Task brief –
Skipping all pictures, set down the lines of the listing from the first through the one with "(67,462) rectangle (167,825);".
[START]
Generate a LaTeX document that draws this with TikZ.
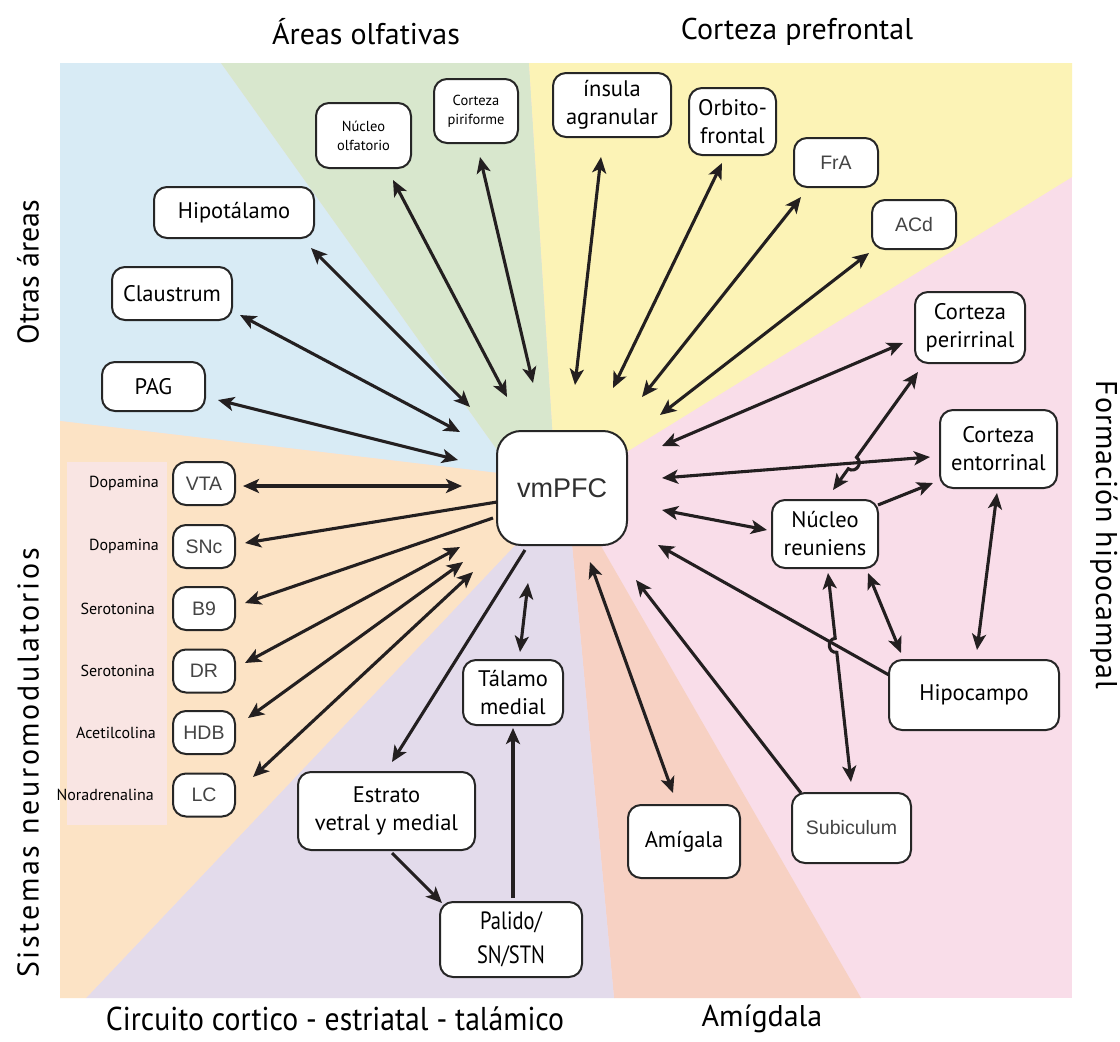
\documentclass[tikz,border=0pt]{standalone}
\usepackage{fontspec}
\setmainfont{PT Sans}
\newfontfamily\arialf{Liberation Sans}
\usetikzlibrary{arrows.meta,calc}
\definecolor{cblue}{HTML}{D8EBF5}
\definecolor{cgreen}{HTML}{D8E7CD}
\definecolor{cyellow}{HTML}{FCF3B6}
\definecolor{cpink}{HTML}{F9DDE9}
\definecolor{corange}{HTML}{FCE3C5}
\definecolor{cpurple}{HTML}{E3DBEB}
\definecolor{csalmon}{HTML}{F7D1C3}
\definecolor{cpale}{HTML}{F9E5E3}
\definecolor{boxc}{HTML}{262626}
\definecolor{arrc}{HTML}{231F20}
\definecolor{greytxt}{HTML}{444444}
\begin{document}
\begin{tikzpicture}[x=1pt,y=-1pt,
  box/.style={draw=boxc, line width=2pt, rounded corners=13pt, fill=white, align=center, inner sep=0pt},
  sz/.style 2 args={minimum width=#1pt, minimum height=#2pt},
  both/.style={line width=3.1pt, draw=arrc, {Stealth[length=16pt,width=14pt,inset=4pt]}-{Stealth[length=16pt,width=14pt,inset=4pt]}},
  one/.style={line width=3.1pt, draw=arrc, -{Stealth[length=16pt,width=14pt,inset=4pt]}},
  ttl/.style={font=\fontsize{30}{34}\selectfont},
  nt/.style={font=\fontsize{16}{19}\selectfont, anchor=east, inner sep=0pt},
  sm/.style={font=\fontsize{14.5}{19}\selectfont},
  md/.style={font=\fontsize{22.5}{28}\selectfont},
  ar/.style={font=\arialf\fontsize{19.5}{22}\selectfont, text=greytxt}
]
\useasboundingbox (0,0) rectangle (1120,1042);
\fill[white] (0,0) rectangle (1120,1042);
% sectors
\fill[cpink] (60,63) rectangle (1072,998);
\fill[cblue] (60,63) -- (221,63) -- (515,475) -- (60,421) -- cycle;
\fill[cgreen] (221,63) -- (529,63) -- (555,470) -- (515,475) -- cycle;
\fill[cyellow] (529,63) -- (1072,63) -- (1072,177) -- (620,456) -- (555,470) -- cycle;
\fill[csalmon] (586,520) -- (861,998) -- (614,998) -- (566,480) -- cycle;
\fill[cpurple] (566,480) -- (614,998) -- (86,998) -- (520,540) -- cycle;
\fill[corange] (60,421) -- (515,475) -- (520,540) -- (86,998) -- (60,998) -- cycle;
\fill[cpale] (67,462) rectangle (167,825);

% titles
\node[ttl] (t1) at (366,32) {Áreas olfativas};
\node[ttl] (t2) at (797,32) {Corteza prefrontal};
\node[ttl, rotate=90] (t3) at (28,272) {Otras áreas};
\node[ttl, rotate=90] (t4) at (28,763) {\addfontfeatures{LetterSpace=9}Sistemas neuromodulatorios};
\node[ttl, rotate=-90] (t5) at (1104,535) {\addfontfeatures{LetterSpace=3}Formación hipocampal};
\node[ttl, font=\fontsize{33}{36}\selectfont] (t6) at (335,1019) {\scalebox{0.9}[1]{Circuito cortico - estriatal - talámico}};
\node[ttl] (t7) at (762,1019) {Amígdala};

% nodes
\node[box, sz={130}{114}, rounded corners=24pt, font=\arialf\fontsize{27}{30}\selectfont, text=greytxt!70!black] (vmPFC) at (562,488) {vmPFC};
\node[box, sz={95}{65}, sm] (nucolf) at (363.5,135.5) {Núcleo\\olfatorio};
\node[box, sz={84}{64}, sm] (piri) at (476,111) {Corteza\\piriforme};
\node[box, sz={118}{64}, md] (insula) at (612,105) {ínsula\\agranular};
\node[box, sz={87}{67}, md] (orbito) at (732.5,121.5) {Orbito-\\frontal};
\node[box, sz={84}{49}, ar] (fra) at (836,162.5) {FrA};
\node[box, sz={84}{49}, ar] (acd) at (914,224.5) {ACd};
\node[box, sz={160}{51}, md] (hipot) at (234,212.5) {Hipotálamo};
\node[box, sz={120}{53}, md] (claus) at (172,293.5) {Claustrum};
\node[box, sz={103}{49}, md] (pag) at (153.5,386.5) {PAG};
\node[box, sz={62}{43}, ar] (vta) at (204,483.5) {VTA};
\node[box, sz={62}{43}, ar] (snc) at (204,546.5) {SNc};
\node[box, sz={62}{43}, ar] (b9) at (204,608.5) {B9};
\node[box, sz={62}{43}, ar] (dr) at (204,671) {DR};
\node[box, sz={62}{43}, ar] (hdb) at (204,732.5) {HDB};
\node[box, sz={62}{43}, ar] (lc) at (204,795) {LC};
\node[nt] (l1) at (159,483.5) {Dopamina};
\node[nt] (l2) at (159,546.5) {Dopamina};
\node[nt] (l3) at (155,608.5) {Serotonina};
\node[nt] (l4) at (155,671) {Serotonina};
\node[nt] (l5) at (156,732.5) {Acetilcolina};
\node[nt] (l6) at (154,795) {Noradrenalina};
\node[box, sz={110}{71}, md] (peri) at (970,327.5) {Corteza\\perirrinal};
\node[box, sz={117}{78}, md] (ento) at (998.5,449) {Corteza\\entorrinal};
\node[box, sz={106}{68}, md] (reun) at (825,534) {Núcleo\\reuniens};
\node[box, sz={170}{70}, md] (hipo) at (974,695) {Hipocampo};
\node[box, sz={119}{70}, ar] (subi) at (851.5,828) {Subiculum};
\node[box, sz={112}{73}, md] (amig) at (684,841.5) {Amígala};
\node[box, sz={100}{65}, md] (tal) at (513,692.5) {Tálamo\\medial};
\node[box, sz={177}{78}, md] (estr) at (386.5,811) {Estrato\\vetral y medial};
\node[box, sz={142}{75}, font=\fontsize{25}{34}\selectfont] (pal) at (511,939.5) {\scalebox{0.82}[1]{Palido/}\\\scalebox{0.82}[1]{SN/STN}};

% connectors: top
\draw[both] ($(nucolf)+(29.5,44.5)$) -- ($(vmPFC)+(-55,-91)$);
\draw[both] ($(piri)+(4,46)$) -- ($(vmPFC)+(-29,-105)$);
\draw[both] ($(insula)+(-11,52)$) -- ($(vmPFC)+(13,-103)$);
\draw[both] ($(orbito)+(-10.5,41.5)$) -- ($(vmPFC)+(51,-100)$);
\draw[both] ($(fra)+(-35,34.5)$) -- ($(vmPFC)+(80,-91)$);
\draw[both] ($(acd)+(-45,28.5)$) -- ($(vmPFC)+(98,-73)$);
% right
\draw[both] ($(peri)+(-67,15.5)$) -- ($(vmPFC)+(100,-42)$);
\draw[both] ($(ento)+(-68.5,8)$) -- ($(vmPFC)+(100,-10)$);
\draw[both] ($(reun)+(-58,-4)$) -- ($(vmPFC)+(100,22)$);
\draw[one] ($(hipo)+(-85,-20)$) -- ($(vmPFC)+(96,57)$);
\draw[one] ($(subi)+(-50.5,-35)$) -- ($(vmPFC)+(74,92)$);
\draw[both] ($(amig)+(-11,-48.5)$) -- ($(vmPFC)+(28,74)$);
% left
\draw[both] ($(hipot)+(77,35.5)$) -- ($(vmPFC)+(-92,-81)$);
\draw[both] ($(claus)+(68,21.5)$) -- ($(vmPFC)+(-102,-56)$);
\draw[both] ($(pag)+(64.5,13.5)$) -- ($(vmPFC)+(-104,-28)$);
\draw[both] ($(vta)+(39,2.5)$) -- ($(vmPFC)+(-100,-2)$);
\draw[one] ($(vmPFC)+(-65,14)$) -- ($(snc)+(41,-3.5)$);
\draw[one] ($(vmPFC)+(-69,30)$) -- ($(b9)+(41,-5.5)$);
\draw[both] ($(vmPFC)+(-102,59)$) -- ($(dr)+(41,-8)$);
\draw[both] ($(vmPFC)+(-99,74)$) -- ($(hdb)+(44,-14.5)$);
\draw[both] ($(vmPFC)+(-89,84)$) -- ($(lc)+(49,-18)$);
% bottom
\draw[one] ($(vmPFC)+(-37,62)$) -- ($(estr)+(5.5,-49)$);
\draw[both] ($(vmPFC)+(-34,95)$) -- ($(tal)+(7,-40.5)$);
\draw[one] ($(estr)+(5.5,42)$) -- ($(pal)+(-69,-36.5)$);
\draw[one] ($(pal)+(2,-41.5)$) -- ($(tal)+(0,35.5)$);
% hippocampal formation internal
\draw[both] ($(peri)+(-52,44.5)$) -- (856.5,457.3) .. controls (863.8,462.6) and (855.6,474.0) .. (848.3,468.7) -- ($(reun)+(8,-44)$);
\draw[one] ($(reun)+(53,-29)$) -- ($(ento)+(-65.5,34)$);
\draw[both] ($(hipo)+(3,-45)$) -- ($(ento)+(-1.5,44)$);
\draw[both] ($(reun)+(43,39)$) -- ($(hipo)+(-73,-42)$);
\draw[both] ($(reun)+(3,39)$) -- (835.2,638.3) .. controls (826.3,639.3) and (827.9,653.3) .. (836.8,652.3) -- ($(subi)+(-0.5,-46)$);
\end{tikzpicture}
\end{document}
[END]
Result of the exercise –
Generate a LaTeX document that draws this with TikZ.
\documentclass[tikz,border=0pt]{standalone}
\usepackage{fontspec}
\setmainfont{PT Sans}
\newfontfamily\arialf{Liberation Sans}
\usetikzlibrary{arrows.meta,calc}
\definecolor{cblue}{HTML}{D8EBF5}
\definecolor{cgreen}{HTML}{D8E7CD}
\definecolor{cyellow}{HTML}{FCF3B6}
\definecolor{cpink}{HTML}{F9DDE9}
\definecolor{corange}{HTML}{FCE3C5}
\definecolor{cpurple}{HTML}{E3DBEB}
\definecolor{csalmon}{HTML}{F7D1C3}
\definecolor{cpale}{HTML}{F9E5E3}
\definecolor{boxc}{HTML}{262626}
\definecolor{arrc}{HTML}{231F20}
\definecolor{greytxt}{HTML}{444444}
\begin{document}
\begin{tikzpicture}[x=1pt,y=-1pt,
  box/.style={draw=boxc, line width=2pt, rounded corners=13pt, fill=white, align=center, inner sep=0pt},
  sz/.style 2 args={minimum width=#1pt, minimum height=#2pt},
  both/.style={line width=3.1pt, draw=arrc, {Stealth[length=16pt,width=14pt,inset=4pt]}-{Stealth[length=16pt,width=14pt,inset=4pt]}},
  one/.style={line width=3.1pt, draw=arrc, -{Stealth[length=16pt,width=14pt,inset=4pt]}},
  ttl/.style={font=\fontsize{30}{34}\selectfont},
  nt/.style={font=\fontsize{16}{19}\selectfont, anchor=east, inner sep=0pt},
  sm/.style={font=\fontsize{14.5}{19}\selectfont},
  md/.style={font=\fontsize{22.5}{28}\selectfont},
  ar/.style={font=\arialf\fontsize{19.5}{22}\selectfont, text=greytxt}
]
\useasboundingbox (0,0) rectangle (1120,1042);
\fill[white] (0,0) rectangle (1120,1042);
% sectors
\fill[cpink] (60,63) rectangle (1072,998);
\fill[cblue] (60,63) -- (221,63) -- (515,475) -- (60,421) -- cycle;
\fill[cgreen] (221,63) -- (529,63) -- (555,470) -- (515,475) -- cycle;
\fill[cyellow] (529,63) -- (1072,63) -- (1072,177) -- (620,456) -- (555,470) -- cycle;
\fill[csalmon] (586,520) -- (861,998) -- (614,998) -- (566,480) -- cycle;
\fill[cpurple] (566,480) -- (614,998) -- (86,998) -- (520,540) -- cycle;
\fill[corange] (60,421) -- (515,475) -- (520,540) -- (86,998) -- (60,998) -- cycle;
\fill[cpale] (67,462) rectangle (167,825);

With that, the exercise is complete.